Begin Supplied information
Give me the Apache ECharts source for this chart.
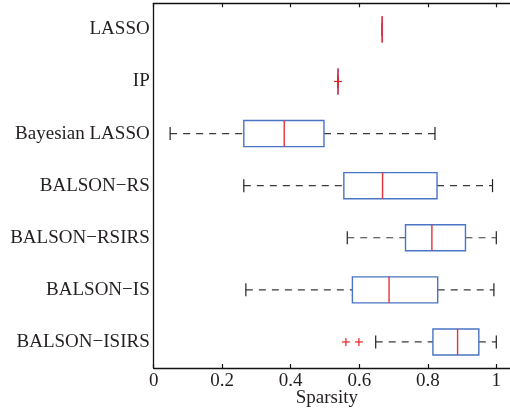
<!DOCTYPE html>
<html><head><meta charset="utf-8">
<script src="https://cdn.jsdelivr.net/npm/echarts@6/dist/echarts.min.js"></script>
<style>html,body{margin:0;padding:0;background:#fff}#c{width:510px;height:412px}</style>
</head><body><div id="c"></div>
<script>
const categories = ['LASSO','IP','Bayesian LASSO','BALSON\u2212RS','BALSON\u2212RSIRS','BALSON\u2212IS','BALSON\u2212ISIRS'];
const mins    = [0.667, 0.538, 0.048, 0.263, 0.565, 0.269, 0.648];
const q1s     = [0.667, 0.538, 0.263, 0.555, 0.735, 0.580, 0.815];
const medians = [0.667, 0.538, 0.381, 0.668, 0.812, 0.687, 0.887];
const q3s     = [0.667, 0.538, 0.497, 0.827, 0.910, 0.829, 0.949];
const maxs    = [0.667, 0.538, 0.821, 0.989, 1.000, 0.993, 1.000];
const outlierCats = [1, 6, 6];
const outlierVals = [0.538, 0.561, 0.599];
const xTicks = [0, 0.2, 0.4, 0.6, 0.8, 1];

const FONT = "'Liberation Serif','Times New Roman',serif";
const TXT = '#231f20';
const boxData = categories.map((c, i) => [i, mins[i], q1s[i], medians[i], q3s[i], maxs[i]]);
const outData = outlierCats.map((c, i) => [c, outlierVals[i]]);

const chart = echarts.init(document.getElementById('c'), null, {renderer: 'canvas'});
function boxRender(params, api) {
  const ci = api.value(0);
  const band = api.size([0, 1])[1];
  const hb = band * 0.25, hc = band * 0.125;
  const pMin = api.coord([api.value(1), ci]);
  const pQ1 = api.coord([api.value(2), ci]);
  const pMed = api.coord([api.value(3), ci]);
  const pQ3 = api.coord([api.value(4), ci]);
  const pMax = api.coord([api.value(5), ci]);
  const y = pMed[1];
  const dash = {stroke: '#3a3a3a', lineWidth: 1.2, lineDash: [7, 6]};
  const solid = {stroke: '#222', lineWidth: 1.2};
  return {type: 'group', children: [
    {type: 'line', shape: {x1: pMin[0], y1: y, x2: pQ1[0], y2: y}, style: dash},
    {type: 'line', shape: {x1: pQ3[0], y1: y, x2: pMax[0], y2: y}, style: dash},
    {type: 'line', shape: {x1: pMin[0], y1: y - hc, x2: pMin[0], y2: y + hc}, style: solid},
    {type: 'line', shape: {x1: pMax[0], y1: y - hc, x2: pMax[0], y2: y + hc}, style: solid},
    {type: 'rect', shape: {x: pQ1[0], y: y - hb, width: pQ3[0] - pQ1[0], height: 2 * hb},
      style: {fill: 'none', stroke: '#4a74c4', lineWidth: 1.4}},
    {type: 'line', shape: {x1: pMed[0], y1: y - hb, x2: pMed[0], y2: y + hb},
      style: {stroke: '#e8303a', lineWidth: 1.4}}
  ]};
}
function outRender(params, api) {
  const p = api.coord([api.value(1), api.value(0)]);
  const s = 4;
  const st = {stroke: '#ee2222', lineWidth: 1.2};
  return {type: 'group', children: [
    {type: 'line', shape: {x1: p[0] - s, y1: p[1], x2: p[0] + s, y2: p[1]}, style: st},
    {type: 'line', shape: {x1: p[0], y1: p[1] - s, x2: p[0], y2: p[1] + s}, style: st}
  ]};
}
const xCommon = {
  type: 'value', min: 0, max: 1.04, interval: 0.2,
  splitLine: {show: false},
  axisLine: {show: true, lineStyle: {color: '#111', width: 1.3}},
  axisTick: {show: true, inside: true, length: 4, lineStyle: {color: '#111', width: 1.2}, customValues: xTicks},
};
chart.setOption({
  animation: false,
  grid: {left: 153.7, top: 3.3, right: 0, bottom: 44, outerBoundsMode: 'none', containLabel: false},
  xAxis: [
    Object.assign({}, xCommon, {
      position: 'bottom',
      axisLabel: {show: true, margin: 4, fontFamily: FONT, fontSize: 19, color: TXT, customValues: xTicks,
        formatter: v => String(v)},
      name: 'Sparsity', nameLocation: 'middle', nameGap: 21, nameMoveOverlap: false,
      nameTextStyle: {fontFamily: FONT, fontSize: 19, color: TXT, padding: [0, 10, 0, 0]}
    }),
    Object.assign({}, xCommon, {position: 'top', axisLabel: {show: false}})
  ],
  yAxis: {
    type: 'category', data: categories, inverse: true,
    axisLine: {show: true, lineStyle: {color: '#111', width: 1.3}},
    axisTick: {show: false},
    splitLine: {show: false},
    axisLabel: {margin: 4, fontFamily: FONT, fontSize: 19, color: TXT}
  },
  series: [
    {type: 'custom', renderItem: boxRender, data: boxData, encode: {y: 0, x: [1, 2, 3, 4, 5]}, xAxisIndex: 0},
    {type: 'custom', renderItem: outRender, data: outData, encode: {y: 0, x: 1}, xAxisIndex: 0}
  ]
});
</script></body></html>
End Supplied information
The problem: Give back every line exactly as it stands, pictures excluded.

Written solution:
Give me the Apache ECharts source for this chart.
<!DOCTYPE html>
<html><head><meta charset="utf-8">
<script src="https://cdn.jsdelivr.net/npm/echarts@6/dist/echarts.min.js"></script>
<style>html,body{margin:0;padding:0;background:#fff}#c{width:510px;height:412px}</style>
</head><body><div id="c"></div>
<script>
const categories = ['LASSO','IP','Bayesian LASSO','BALSON\u2212RS','BALSON\u2212RSIRS','BALSON\u2212IS','BALSON\u2212ISIRS'];
const mins    = [0.667, 0.538, 0.048, 0.263, 0.565, 0.269, 0.648];
const q1s     = [0.667, 0.538, 0.263, 0.555, 0.735, 0.580, 0.815];
const medians = [0.667, 0.538, 0.381, 0.668, 0.812, 0.687, 0.887];
const q3s     = [0.667, 0.538, 0.497, 0.827, 0.910, 0.829, 0.949];
const maxs    = [0.667, 0.538, 0.821, 0.989, 1.000, 0.993, 1.000];
const outlierCats = [1, 6, 6];
const outlierVals = [0.538, 0.561, 0.599];
const xTicks = [0, 0.2, 0.4, 0.6, 0.8, 1];

const FONT = "'Liberation Serif','Times New Roman',serif";
const TXT = '#231f20';
const boxData = categories.map((c, i) => [i, mins[i], q1s[i], medians[i], q3s[i], maxs[i]]);
const outData = outlierCats.map((c, i) => [c, outlierVals[i]]);

const chart = echarts.init(document.getElementById('c'), null, {renderer: 'canvas'});
function boxRender(params, api) {
  const ci = api.value(0);
  const band = api.size([0, 1])[1];
  const hb = band * 0.25, hc = band * 0.125;
  const pMin = api.coord([api.value(1), ci]);
  const pQ1 = api.coord([api.value(2), ci]);
  const pMed = api.coord([api.value(3), ci]);
  const pQ3 = api.coord([api.value(4), ci]);
  const pMax = api.coord([api.value(5), ci]);
  const y = pMed[1];
  const dash = {stroke: '#3a3a3a', lineWidth: 1.2, lineDash: [7, 6]};
  const solid = {stroke: '#222', lineWidth: 1.2};
  return {type: 'group', children: [
    {type: 'line', shape: {x1: pMin[0], y1: y, x2: pQ1[0], y2: y}, style: dash},
    {type: 'line', shape: {x1: pQ3[0], y1: y, x2: pMax[0], y2: y}, style: dash},
    {type: 'line', shape: {x1: pMin[0], y1: y - hc, x2: pMin[0], y2: y + hc}, style: solid},
    {type: 'line', shape: {x1: pMax[0], y1: y - hc, x2: pMax[0], y2: y + hc}, style: solid},
    {type: 'rect', shape: {x: pQ1[0], y: y - hb, width: pQ3[0] - pQ1[0], height: 2 * hb},
      style: {fill: 'none', stroke: '#4a74c4', lineWidth: 1.4}},
    {type: 'line', shape: {x1: pMed[0], y1: y - hb, x2: pMed[0], y2: y + hb},
      style: {stroke: '#e8303a', lineWidth: 1.4}}
  ]};
}
function outRender(params, api) {
  const p = api.coord([api.value(1), api.value(0)]);
  const s = 4;
  const st = {stroke: '#ee2222', lineWidth: 1.2};
  return {type: 'group', children: [
    {type: 'line', shape: {x1: p[0] - s, y1: p[1], x2: p[0] + s, y2: p[1]}, style: st},
    {type: 'line', shape: {x1: p[0], y1: p[1] - s, x2: p[0], y2: p[1] + s}, style: st}
  ]};
}
const xCommon = {
  type: 'value', min: 0, max: 1.04, interval: 0.2,
  splitLine: {show: false},
  axisLine: {show: true, lineStyle: {color: '#111', width: 1.3}},
  axisTick: {show: true, inside: true, length: 4, lineStyle: {color: '#111', width: 1.2}, customValues: xTicks},
};
chart.setOption({
  animation: false,
  grid: {left: 153.7, top: 3.3, right: 0, bottom: 44, outerBoundsMode: 'none', containLabel: false},
  xAxis: [
    Object.assign({}, xCommon, {
      position: 'bottom',
      axisLabel: {show: true, margin: 4, fontFamily: FONT, fontSize: 19, color: TXT, customValues: xTicks,
        formatter: v => String(v)},
      name: 'Sparsity', nameLocation: 'middle', nameGap: 21, nameMoveOverlap: false,
      nameTextStyle: {fontFamily: FONT, fontSize: 19, color: TXT, padding: [0, 10, 0, 0]}
    }),
    Object.assign({}, xCommon, {position: 'top', axisLabel: {show: false}})
  ],
  yAxis: {
    type: 'category', data: categories, inverse: true,
    axisLine: {show: true, lineStyle: {color: '#111', width: 1.3}},
    axisTick: {show: false},
    splitLine: {show: false},
    axisLabel: {margin: 4, fontFamily: FONT, fontSize: 19, color: TXT}
  },
  series: [
    {type: 'custom', renderItem: boxRender, data: boxData, encode: {y: 0, x: [1, 2, 3, 4, 5]}, xAxisIndex: 0},
    {type: 'custom', renderItem: outRender, data: outData, encode: {y: 0, x: 1}, xAxisIndex: 0}
  ]
});
</script></body></html>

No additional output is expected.